• _GIVEN PROBLEM_
Extract every line that includes the string "React".

**** MATERIAL PROVIDED ****

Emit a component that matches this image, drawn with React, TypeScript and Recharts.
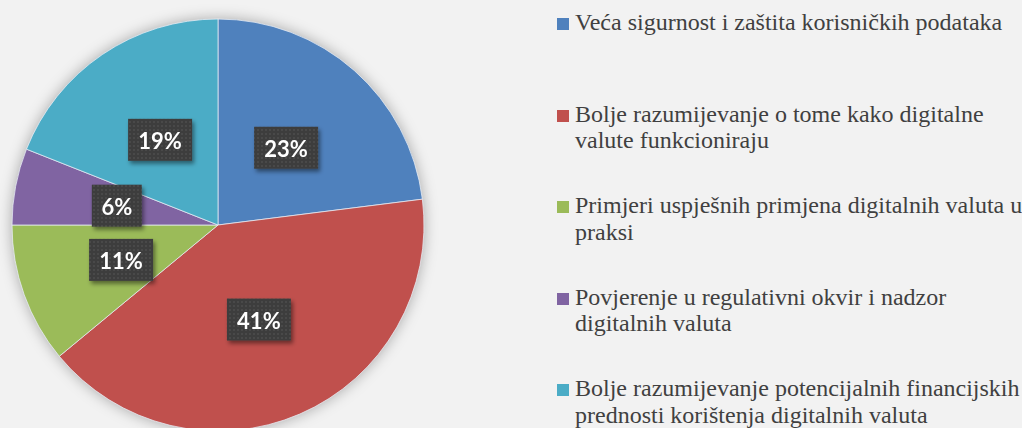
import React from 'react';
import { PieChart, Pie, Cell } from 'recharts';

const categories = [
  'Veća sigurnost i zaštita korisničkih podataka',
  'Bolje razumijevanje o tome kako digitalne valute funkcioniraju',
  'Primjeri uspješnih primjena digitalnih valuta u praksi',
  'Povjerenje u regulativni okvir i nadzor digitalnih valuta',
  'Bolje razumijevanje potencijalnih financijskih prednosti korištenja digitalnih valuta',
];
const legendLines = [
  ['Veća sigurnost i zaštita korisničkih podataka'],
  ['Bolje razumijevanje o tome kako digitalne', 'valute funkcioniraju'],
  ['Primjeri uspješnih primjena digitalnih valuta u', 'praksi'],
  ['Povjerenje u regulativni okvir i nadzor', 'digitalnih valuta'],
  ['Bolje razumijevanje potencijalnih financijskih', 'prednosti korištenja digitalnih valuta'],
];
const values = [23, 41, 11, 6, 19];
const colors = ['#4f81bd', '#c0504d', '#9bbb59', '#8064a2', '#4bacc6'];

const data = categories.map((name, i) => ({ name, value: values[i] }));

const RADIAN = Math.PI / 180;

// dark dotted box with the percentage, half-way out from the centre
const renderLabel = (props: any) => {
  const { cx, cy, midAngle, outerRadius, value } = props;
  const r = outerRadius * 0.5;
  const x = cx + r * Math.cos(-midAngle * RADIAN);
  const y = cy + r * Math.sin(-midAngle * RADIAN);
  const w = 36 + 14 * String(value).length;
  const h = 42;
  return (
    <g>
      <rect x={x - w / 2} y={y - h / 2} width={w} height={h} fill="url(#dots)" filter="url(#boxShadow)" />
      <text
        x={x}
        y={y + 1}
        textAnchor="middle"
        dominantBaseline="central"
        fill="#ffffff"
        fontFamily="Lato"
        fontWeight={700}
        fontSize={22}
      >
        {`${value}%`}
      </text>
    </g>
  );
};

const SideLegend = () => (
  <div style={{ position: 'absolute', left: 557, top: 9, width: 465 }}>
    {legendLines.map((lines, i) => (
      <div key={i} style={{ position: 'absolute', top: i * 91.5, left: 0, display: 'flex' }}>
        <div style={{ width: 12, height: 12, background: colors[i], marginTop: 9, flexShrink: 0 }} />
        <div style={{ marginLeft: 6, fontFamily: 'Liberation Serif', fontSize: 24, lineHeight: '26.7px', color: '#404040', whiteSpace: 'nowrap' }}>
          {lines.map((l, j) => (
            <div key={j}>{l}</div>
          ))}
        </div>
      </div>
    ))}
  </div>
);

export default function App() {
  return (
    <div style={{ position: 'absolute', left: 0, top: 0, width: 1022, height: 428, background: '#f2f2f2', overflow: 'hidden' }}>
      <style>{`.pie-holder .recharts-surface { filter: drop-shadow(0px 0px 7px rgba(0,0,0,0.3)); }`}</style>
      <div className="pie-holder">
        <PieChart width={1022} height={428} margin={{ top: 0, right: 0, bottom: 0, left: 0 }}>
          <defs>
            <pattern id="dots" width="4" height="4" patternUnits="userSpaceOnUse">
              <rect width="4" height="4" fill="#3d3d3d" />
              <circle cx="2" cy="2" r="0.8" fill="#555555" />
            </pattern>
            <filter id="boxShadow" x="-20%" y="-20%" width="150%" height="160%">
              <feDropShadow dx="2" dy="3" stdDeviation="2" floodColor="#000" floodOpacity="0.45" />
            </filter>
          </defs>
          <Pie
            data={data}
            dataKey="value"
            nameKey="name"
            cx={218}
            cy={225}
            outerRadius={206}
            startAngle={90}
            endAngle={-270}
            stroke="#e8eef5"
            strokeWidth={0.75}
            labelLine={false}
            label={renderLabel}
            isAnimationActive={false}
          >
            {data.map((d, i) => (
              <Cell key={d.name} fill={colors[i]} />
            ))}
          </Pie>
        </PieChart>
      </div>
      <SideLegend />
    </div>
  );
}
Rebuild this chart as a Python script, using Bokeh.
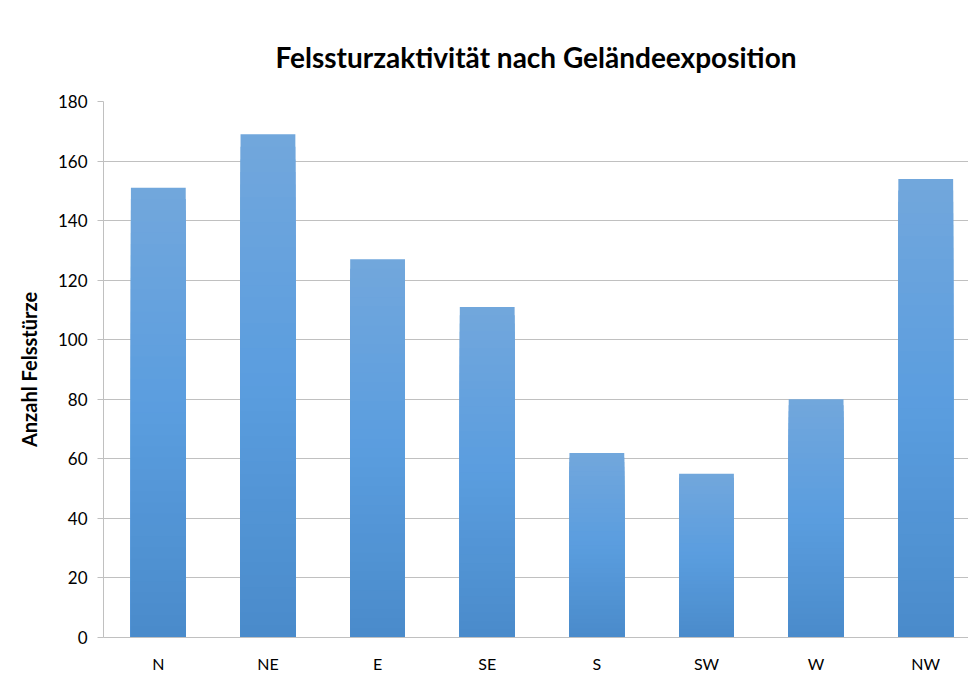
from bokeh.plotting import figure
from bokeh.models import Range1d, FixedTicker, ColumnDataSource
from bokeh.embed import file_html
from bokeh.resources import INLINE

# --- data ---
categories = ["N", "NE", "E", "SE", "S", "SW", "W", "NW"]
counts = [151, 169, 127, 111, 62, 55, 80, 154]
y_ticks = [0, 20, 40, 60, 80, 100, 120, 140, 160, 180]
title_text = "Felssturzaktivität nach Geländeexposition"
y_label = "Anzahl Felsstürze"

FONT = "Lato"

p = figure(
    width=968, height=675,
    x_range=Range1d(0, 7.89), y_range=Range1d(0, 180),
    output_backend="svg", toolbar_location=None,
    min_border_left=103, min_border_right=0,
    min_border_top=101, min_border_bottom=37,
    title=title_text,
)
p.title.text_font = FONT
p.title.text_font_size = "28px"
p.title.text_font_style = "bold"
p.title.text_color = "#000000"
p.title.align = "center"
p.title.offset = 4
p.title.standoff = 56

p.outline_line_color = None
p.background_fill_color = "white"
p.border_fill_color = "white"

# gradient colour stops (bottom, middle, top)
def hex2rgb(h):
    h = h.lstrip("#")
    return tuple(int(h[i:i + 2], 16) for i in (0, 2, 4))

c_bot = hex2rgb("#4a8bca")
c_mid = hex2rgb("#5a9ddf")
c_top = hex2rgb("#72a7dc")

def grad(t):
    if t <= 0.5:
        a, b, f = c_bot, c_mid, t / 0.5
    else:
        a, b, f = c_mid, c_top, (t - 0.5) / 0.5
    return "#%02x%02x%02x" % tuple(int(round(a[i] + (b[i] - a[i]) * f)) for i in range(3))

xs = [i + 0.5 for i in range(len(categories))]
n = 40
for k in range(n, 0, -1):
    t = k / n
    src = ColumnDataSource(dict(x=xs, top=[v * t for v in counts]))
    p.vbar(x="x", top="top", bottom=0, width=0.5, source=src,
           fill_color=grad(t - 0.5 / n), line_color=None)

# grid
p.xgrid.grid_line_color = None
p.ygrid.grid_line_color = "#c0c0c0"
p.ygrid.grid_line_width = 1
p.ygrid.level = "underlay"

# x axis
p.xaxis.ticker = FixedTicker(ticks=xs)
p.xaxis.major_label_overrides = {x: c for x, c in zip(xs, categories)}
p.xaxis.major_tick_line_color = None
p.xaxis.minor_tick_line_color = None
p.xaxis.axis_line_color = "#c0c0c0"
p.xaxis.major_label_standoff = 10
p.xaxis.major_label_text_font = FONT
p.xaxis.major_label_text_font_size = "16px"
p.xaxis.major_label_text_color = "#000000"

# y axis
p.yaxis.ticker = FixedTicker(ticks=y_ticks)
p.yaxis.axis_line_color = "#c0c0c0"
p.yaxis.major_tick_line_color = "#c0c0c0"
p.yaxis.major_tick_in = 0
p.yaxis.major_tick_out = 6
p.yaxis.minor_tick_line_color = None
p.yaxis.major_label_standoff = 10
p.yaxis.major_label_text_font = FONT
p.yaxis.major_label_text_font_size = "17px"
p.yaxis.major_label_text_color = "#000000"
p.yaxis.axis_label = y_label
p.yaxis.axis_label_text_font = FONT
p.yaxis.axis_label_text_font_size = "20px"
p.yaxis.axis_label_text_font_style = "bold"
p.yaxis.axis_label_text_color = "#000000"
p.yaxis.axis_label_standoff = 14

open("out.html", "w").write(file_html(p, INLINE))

****

• _WORKED ANSWER_
Emit a component that matches this image, drawn with React, TypeScript and Recharts.
import React from 'react';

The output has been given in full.